# TASK PROMPT
Reproduce nothing but the lines from the one with "Convert this chart to matplotlib code." through the one with "from matplotlib.patches import Rectangle", exactly and with both ends. Omit pictures.

-------- INPUT ROWS

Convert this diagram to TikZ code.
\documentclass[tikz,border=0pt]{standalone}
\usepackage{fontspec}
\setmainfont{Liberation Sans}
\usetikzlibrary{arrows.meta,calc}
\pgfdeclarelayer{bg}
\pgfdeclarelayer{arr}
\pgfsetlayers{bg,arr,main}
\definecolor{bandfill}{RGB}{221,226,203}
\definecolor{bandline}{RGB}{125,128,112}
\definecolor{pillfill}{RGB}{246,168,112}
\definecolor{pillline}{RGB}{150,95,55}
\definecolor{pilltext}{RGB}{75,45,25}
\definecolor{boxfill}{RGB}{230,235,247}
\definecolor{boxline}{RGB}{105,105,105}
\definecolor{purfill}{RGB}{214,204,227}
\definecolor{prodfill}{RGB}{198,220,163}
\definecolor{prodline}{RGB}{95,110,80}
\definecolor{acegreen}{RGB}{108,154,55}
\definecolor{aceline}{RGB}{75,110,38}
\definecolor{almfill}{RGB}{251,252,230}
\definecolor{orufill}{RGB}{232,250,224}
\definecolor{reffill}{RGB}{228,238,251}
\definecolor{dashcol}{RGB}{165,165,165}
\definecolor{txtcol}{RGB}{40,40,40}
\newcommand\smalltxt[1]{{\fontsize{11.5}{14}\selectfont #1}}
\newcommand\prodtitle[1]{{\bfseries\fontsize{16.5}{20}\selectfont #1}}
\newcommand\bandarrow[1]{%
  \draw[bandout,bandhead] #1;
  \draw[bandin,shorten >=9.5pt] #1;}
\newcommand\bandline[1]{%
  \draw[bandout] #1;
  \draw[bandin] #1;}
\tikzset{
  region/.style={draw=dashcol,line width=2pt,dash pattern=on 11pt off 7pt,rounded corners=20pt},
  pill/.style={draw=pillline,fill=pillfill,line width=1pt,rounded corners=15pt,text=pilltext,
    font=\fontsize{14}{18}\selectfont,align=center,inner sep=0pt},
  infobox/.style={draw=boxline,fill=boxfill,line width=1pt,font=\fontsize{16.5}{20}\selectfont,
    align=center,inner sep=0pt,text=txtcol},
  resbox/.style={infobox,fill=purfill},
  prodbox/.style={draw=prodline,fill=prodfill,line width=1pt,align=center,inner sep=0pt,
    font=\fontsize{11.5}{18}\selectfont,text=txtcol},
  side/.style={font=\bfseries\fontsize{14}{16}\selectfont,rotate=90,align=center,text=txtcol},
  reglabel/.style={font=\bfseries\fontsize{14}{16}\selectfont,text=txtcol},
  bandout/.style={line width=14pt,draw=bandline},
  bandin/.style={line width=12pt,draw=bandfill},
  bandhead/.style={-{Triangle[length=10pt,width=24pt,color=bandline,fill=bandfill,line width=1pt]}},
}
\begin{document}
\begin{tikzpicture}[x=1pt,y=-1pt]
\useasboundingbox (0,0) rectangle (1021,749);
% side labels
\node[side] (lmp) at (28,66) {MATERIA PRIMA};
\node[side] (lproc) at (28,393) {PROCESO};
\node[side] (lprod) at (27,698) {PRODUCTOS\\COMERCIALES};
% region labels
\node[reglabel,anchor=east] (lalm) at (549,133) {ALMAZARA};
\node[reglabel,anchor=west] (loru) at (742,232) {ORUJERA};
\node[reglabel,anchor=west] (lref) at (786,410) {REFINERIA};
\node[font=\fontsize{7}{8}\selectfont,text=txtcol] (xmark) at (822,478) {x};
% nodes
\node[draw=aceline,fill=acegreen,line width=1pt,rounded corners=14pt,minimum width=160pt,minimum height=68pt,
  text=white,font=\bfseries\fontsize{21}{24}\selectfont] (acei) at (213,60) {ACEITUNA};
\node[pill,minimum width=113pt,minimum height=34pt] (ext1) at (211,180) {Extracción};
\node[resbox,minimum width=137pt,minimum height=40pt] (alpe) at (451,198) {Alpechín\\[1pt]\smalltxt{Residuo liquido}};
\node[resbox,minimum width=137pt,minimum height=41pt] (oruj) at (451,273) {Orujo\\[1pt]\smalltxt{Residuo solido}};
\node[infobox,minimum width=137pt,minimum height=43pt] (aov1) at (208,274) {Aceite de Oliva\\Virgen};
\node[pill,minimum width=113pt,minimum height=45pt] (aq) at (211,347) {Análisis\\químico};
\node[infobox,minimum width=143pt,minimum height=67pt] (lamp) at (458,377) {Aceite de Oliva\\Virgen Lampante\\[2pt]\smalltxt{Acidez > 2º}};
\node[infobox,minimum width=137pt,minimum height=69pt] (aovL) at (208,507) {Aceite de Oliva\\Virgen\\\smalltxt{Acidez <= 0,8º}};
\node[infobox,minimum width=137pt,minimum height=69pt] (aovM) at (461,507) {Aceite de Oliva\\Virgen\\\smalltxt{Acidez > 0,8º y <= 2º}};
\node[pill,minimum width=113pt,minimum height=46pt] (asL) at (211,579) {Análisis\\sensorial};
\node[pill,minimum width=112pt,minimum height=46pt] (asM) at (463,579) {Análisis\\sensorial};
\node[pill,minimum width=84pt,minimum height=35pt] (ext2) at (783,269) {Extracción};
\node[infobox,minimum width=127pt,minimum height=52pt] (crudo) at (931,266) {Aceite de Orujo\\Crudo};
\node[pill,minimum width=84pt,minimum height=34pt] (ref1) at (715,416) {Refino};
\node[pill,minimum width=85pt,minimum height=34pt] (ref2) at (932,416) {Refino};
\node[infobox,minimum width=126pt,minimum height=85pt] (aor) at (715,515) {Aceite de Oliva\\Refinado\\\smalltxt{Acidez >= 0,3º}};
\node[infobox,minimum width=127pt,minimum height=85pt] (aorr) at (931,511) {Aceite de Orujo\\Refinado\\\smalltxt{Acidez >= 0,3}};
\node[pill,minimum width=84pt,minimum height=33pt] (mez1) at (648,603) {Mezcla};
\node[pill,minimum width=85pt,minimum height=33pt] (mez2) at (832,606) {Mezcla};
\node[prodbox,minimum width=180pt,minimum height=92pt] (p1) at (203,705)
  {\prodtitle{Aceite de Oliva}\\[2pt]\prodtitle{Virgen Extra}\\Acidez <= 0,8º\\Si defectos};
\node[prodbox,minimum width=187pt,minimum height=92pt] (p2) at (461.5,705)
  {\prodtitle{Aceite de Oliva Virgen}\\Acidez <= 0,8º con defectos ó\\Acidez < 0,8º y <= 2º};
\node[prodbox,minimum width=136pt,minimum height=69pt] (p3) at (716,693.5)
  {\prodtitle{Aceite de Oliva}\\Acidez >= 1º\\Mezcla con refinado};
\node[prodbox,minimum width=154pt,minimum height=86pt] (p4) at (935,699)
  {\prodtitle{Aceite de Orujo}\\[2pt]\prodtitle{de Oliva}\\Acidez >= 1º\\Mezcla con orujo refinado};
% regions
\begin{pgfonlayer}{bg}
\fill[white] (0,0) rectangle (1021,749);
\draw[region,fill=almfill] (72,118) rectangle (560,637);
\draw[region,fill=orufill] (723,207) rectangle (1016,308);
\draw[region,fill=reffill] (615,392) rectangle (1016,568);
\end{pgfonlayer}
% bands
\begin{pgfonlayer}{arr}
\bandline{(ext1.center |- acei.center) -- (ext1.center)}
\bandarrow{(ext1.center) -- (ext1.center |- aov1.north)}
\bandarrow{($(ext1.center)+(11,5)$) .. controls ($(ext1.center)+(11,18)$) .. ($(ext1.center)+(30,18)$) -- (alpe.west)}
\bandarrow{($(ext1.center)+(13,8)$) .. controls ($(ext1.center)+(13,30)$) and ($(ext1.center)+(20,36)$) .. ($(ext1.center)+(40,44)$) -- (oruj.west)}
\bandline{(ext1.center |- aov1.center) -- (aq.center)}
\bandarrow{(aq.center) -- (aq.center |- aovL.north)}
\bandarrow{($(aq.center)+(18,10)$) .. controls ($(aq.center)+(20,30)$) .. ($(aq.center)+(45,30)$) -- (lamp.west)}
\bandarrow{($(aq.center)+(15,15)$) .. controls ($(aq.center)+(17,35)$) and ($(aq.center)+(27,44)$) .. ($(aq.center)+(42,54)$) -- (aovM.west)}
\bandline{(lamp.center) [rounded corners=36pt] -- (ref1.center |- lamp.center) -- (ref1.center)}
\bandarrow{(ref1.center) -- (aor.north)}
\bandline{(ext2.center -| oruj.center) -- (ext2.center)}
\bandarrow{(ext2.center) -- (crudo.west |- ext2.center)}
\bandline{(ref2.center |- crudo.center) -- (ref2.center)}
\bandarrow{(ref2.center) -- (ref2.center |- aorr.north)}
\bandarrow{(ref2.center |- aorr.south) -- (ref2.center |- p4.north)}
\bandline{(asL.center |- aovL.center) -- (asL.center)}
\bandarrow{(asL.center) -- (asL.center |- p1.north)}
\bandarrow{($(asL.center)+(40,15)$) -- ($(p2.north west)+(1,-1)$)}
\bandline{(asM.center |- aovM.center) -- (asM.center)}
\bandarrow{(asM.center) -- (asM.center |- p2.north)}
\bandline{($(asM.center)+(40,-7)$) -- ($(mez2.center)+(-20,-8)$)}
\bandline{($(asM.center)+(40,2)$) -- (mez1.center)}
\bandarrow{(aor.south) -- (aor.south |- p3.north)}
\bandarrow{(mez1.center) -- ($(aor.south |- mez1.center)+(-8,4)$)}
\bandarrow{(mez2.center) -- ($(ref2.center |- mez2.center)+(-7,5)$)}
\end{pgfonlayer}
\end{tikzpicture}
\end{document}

----------------
-------- INPUT ROWS

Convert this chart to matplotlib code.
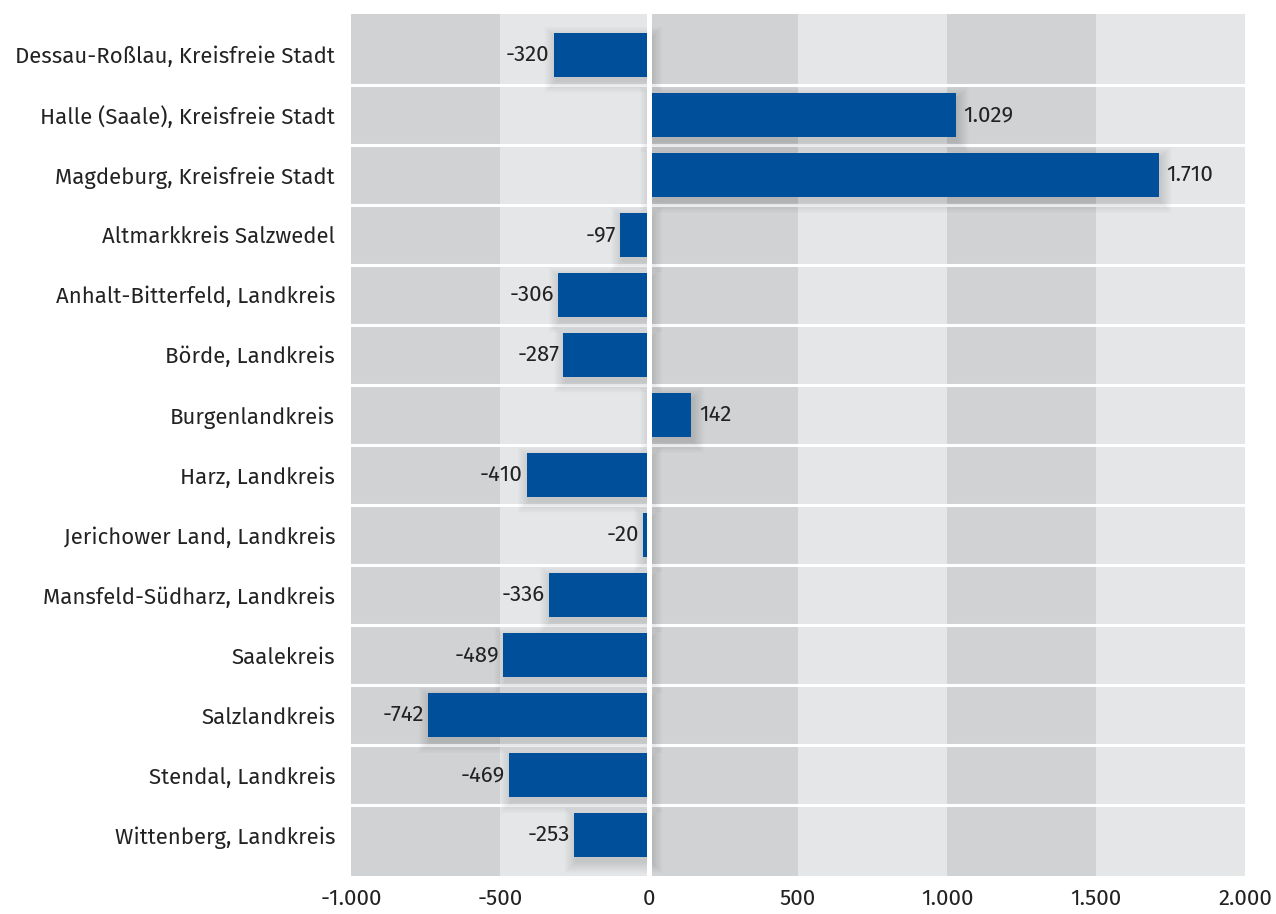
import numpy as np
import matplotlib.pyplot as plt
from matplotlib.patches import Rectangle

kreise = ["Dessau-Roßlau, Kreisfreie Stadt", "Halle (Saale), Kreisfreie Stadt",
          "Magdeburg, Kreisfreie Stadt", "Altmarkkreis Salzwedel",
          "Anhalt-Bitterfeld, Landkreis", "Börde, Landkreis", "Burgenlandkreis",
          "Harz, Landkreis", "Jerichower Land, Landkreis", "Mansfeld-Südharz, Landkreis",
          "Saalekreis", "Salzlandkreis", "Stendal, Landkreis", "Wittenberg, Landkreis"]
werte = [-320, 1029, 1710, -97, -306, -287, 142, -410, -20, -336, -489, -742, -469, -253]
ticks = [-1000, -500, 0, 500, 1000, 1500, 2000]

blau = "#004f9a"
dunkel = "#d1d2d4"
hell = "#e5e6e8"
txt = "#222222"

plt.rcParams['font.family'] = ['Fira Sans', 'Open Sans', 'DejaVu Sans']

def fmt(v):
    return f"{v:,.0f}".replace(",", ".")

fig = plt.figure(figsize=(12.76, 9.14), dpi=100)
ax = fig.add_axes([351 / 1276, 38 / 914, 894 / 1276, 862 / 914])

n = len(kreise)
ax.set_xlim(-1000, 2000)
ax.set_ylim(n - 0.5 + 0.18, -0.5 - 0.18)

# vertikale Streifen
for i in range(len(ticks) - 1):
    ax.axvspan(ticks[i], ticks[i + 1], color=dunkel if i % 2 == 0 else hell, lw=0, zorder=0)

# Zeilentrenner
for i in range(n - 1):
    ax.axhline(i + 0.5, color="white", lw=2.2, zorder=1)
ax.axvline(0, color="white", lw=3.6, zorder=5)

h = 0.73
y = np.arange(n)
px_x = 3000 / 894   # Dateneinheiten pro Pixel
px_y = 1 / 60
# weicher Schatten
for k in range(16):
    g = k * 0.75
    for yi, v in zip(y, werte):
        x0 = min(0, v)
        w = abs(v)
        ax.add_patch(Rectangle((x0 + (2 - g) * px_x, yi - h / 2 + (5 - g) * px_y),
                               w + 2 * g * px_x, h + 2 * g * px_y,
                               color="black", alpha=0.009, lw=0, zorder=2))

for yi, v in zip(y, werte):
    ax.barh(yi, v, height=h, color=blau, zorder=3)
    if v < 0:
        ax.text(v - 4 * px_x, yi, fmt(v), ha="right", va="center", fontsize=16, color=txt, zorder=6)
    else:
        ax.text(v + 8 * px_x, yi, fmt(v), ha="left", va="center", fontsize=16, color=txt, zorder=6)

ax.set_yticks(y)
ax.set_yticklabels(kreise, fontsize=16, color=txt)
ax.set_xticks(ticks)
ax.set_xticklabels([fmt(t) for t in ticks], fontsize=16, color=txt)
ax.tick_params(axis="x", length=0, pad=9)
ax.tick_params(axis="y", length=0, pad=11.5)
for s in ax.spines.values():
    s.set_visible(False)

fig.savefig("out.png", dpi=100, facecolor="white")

----------------

# TASK ANSWER
Convert this chart to matplotlib code.
import numpy as np
import matplotlib.pyplot as plt
from matplotlib.patches import Rectangle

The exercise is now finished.